* Exercise instructions
In the records below, find the line containing "Write a Python" and the line containing "from bokeh.resources import INLINE". Give again exactly those lines and every line between them, omitting the pictures.

* Records from a collection
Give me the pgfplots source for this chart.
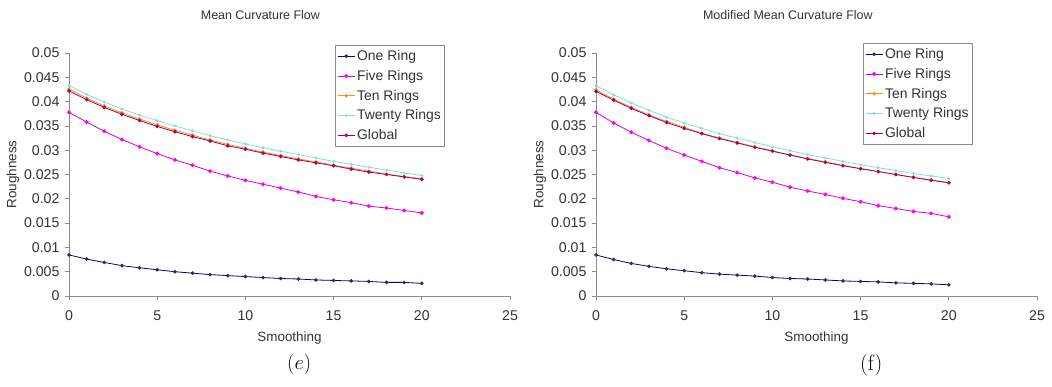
\documentclass[border=0pt]{standalone}
\usepackage{pgfplots}
\usepackage{pgfplotstable}
\pgfplotsset{compat=1.18}
\usepackage{fontspec}
\newfontfamily\arial{Liberation Sans}
\definecolor{cOne}{HTML}{000080}
\definecolor{cFive}{HTML}{FF00FF}
\definecolor{cTen}{HTML}{FF8C1A}
\definecolor{cTwenty}{HTML}{7FE0E0}
\definecolor{cGlob}{HTML}{800080}
\definecolor{axgray}{HTML}{8C8C8C}

\pgfplotstableread{
x one five ten twenty global
0 0.00845 0.0378 0.0426 0.0433 0.0422
1 0.0076 0.0358 0.0407 0.0415 0.0404
2 0.0069 0.0339 0.0391 0.0399 0.0388
3 0.00625 0.0322 0.0377 0.0385 0.0374
4 0.0058 0.0307 0.0364 0.0372 0.0361
5 0.0054 0.0293 0.0352 0.0361 0.0349
6 0.0050 0.0280 0.0341 0.0350 0.0338
7 0.0047 0.0269 0.0331 0.0340 0.0328
8 0.0044 0.0257 0.0321 0.0330 0.0319
9 0.0042 0.0247 0.0312 0.0321 0.0309
10 0.0040 0.0238 0.0304 0.0313 0.0302
11 0.0038 0.0230 0.0296 0.0305 0.0294
12 0.0036 0.0222 0.0289 0.0298 0.0287
13 0.0035 0.0214 0.0282 0.0291 0.0280
14 0.0033 0.0205 0.0276 0.0284 0.0274
15 0.0032 0.0198 0.0269 0.0277 0.0268
16 0.0031 0.0192 0.0263 0.0271 0.0261
17 0.0030 0.0185 0.0257 0.0265 0.0255
18 0.0028 0.0181 0.0251 0.0259 0.0250
19 0.0028 0.0176 0.0246 0.0253 0.0245
20 0.0026 0.0171 0.0241 0.0248 0.0240
}\dataE

\pgfplotstableread{
x one five ten twenty global
0 0.00845 0.0378 0.0424 0.0433 0.0421
1 0.0075 0.0356 0.0405 0.0414 0.0403
2 0.0067 0.0337 0.0388 0.0397 0.0386
3 0.0061 0.0320 0.0373 0.0382 0.0371
4 0.0056 0.0304 0.0359 0.0368 0.0357
5 0.0052 0.0290 0.0347 0.0356 0.0345
6 0.0048 0.0277 0.0335 0.0345 0.0334
7 0.0045 0.0264 0.0325 0.0334 0.0324
8 0.0043 0.0254 0.0316 0.0325 0.0315
9 0.0041 0.0243 0.0307 0.0316 0.0306
10 0.0038 0.0234 0.0299 0.0307 0.0298
11 0.0036 0.0224 0.0290 0.0299 0.0290
12 0.0035 0.0216 0.0283 0.0291 0.0282
13 0.0033 0.0209 0.0276 0.0284 0.0275
14 0.0031 0.0201 0.0269 0.0277 0.0268
15 0.0030 0.0194 0.0262 0.0270 0.0262
16 0.0029 0.0186 0.0256 0.0264 0.0256
17 0.0027 0.0180 0.0250 0.0258 0.0250
18 0.0026 0.0174 0.0244 0.0252 0.0244
19 0.0025 0.0170 0.0239 0.0247 0.0238
20 0.0023 0.0163 0.0233 0.0242 0.0233
}\dataF

\pgfplotsset{
  rough/.style={
    scale only axis, width=441bp, height=243bp, clip=false,
    xmin=0, xmax=25, ymin=0, ymax=0.05,
    axis x line*=bottom, axis y line*=left,
    axis line style={axgray, line width=0.8bp},
    xtick={0,5,10,15,20,25},
    ytick={0,0.005,0.01,0.015,0.02,0.025,0.03,0.035,0.04,0.045,0.05},
    tick align=outside, major tick length=4bp,
    tick style={axgray, line width=0.8bp},
    scaled y ticks=false,
    yticklabel style={/pgf/number format/fixed, /pgf/number format/precision=3, xshift=-2bp},
    xticklabel style={yshift=-7bp},
    /pgf/number format/assume math mode=true,
    tick label style={font=\arial\fontsize{14.2}{16}\selectfont, text=black!80},
    xlabel=Smoothing, ylabel=Roughness,
    label style={font=\arial\fontsize{13.5}{16}\selectfont, text=black!80},
    xlabel style={at={(axis description cs:0.5,-0.173)}, anchor=center},
    ylabel style={at={(axis description cs:-0.127,0.5)}, anchor=center},
    title style={font=\arial\fontsize{12.5}{14}\selectfont, text=black!80, anchor=center, yshift=0pt},
    legend style={anchor=north west, draw=axgray, fill=white, line width=0.8bp,
      font=\arial\fontsize{14}{16}\selectfont, text=black!80,
      inner xsep=2bp, inner ysep=3bp, row sep=4.2bp, legend cell align=left,
      nodes={inner xsep=2bp}},
    legend image code/.code={\draw[mark repeat=2,mark phase=2] plot coordinates {(0bp,0bp) (8.5bp,0bp) (17bp,0bp)};},
    every axis plot/.append style={line width=0.8bp, mark=*, mark size=1.4bp},
  }
}

\begin{document}
\begin{tikzpicture}
\path[use as bounding box] (0,0) rectangle (1052bp,387bp);
\begin{axis}[rough, at={(69bp,91bp)}, anchor=origin,
  title={Mean Curvature Flow}, title style={at={(axis description cs:0.434,1.13)}},
  legend style={at={(rel axis cs:0.603,1.033)}}]
\addplot[cOne, mark options={fill=black!80,draw=black!80}] table[x=x,y=one] {\dataE};
\addplot[cFive!70!cGlob, mark options={fill=cFive,draw=cFive}, mark size=1.6bp] table[x=x,y=five] {\dataE};
\addplot[cTen, mark options={fill=cTen,draw=cTen}] table[x=x,y=ten] {\dataE};
\addplot[cTwenty, mark options={fill=cTwenty,draw=cTwenty}, mark size=1bp] table[x=x,y=twenty] {\dataE};
\addplot[cGlob!80!red, mark options={fill=cGlob!60!red,draw=cGlob!60!red}] table[x=x,y=global] {\dataE};
\legend{One Ring, Five Rings, Ten Rings, Twenty Rings, Global}
\node[font=\fontsize{22}{24}\selectfont] at (rel axis cs:0.522,-0.283) {$(e)$};
\end{axis}
\begin{axis}[rough, at={(596bp,91bp)}, anchor=origin,
  title={Modified Mean Curvature Flow}, title style={at={(axis description cs:0.435,1.13)}},
  legend style={at={(rel axis cs:0.605,1.041)}}]
\addplot[cOne, mark options={fill=black!80,draw=black!80}] table[x=x,y=one] {\dataF};
\addplot[cFive!70!cGlob, mark options={fill=cFive,draw=cFive}, mark size=1.6bp] table[x=x,y=five] {\dataF};
\addplot[cTen, mark options={fill=cTen,draw=cTen}] table[x=x,y=ten] {\dataF};
\addplot[cTwenty, mark options={fill=cTwenty,draw=cTwenty}, mark size=1bp] table[x=x,y=twenty] {\dataF};
\addplot[cGlob!80!red, mark options={fill=cGlob!60!red,draw=cGlob!60!red}] table[x=x,y=global] {\dataF};
\legend{One Ring, Five Rings, Ten Rings, Twenty Rings, Global}
\node[font=\fontsize{22}{24}\selectfont] at (rel axis cs:0.624,-0.283) {(f)};
\end{axis}
\end{tikzpicture}
\end{document}
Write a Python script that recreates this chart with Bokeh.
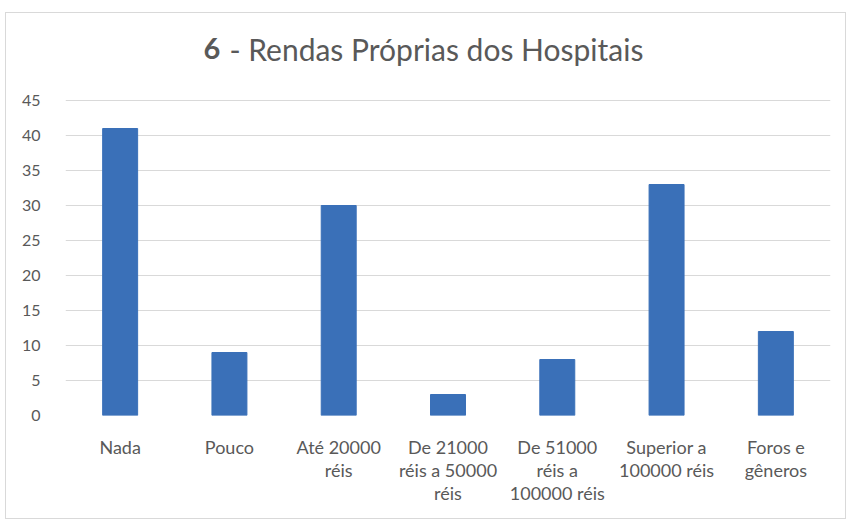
from bokeh.plotting import figure
from bokeh.models import Range1d, FactorRange, Label, FixedTicker
from bokeh.embed import file_html
from bokeh.resources import INLINE

categories = ["Nada", "Pouco", "Até 20000\nréis", "De 21000\nréis a 50000\nréis",
              "De 51000\nréis a\n100000 réis", "Superior a\n100000 réis", "Foros e\ngêneros"]
values = [41, 9, 30, 3, 8, 33, 12]
y_ticks = [0, 5, 10, 15, 20, 25, 30, 35, 40, 45]
title_num = "6"
title_rest = "- Rendas Próprias dos Hospitais"

FONT = "Lato"
GREY = "#595959"

p = figure(width=841, height=507, x_range=FactorRange(*categories), y_range=Range1d(0, 57),
           output_backend="svg", toolbar_location=None,
           min_border_left=59, min_border_right=17, min_border_top=3, min_border_bottom=105)
p.vbar(x=categories, top=values, width=0.32, fill_color="#3a70b8", line_color="#3a70b8")

p.outline_line_color = None
p.xgrid.grid_line_color = None
p.ygrid.grid_line_color = "#d9d9d9"
p.ygrid.grid_line_width = 1
p.yaxis.ticker = FixedTicker(ticks=y_ticks)
for ax in (p.xaxis, p.yaxis):
    ax.axis_line_color = None
    ax.major_tick_line_color = None
    ax.minor_tick_line_color = None
    ax.major_label_text_color = GREY
    ax.major_label_text_font = FONT
p.xaxis.major_label_text_font_size = "18px"
p.yaxis.major_label_text_font_size = "16px"
p.xaxis.major_label_standoff = 14
p.yaxis.major_label_standoff = 19
p.xaxis.major_label_text_line_height = 1.05

# title drawn inside the (extended) frame, above the 45 gridline
p.add_layout(Label(x=1.263, y=52.4, text=title_num,
                   text_font=FONT, text_font_size="29px", text_font_style="bold",
                   text_color=GREY, text_align="left", text_baseline="middle"))
p.add_layout(Label(x=1.50, y=52.4, text=title_rest,
                   text_font=FONT, text_font_size="30px",
                   text_color=GREY, text_align="left", text_baseline="middle"))
p.styles = {"border": "1px solid #d9d9d9", "margin-left": "5px", "margin-top": "12px"}

open("out.html", "w").write(file_html(p, INLINE))
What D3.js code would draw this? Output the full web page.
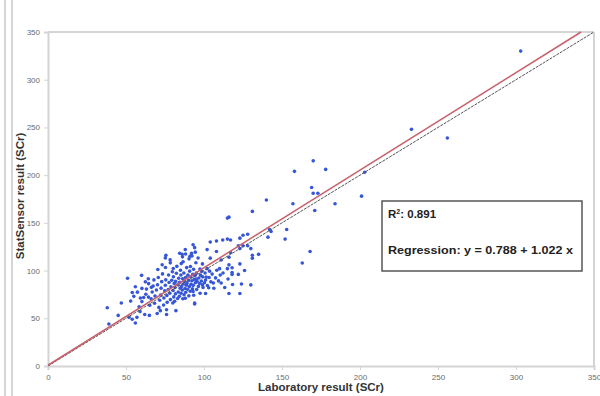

* Response below
Write a Python script that recreates this chart with Bokeh.
from bokeh.plotting import figure
from bokeh.models import Range1d, FactorRange, Label, FixedTicker
from bokeh.embed import file_html
from bokeh.resources import INLINE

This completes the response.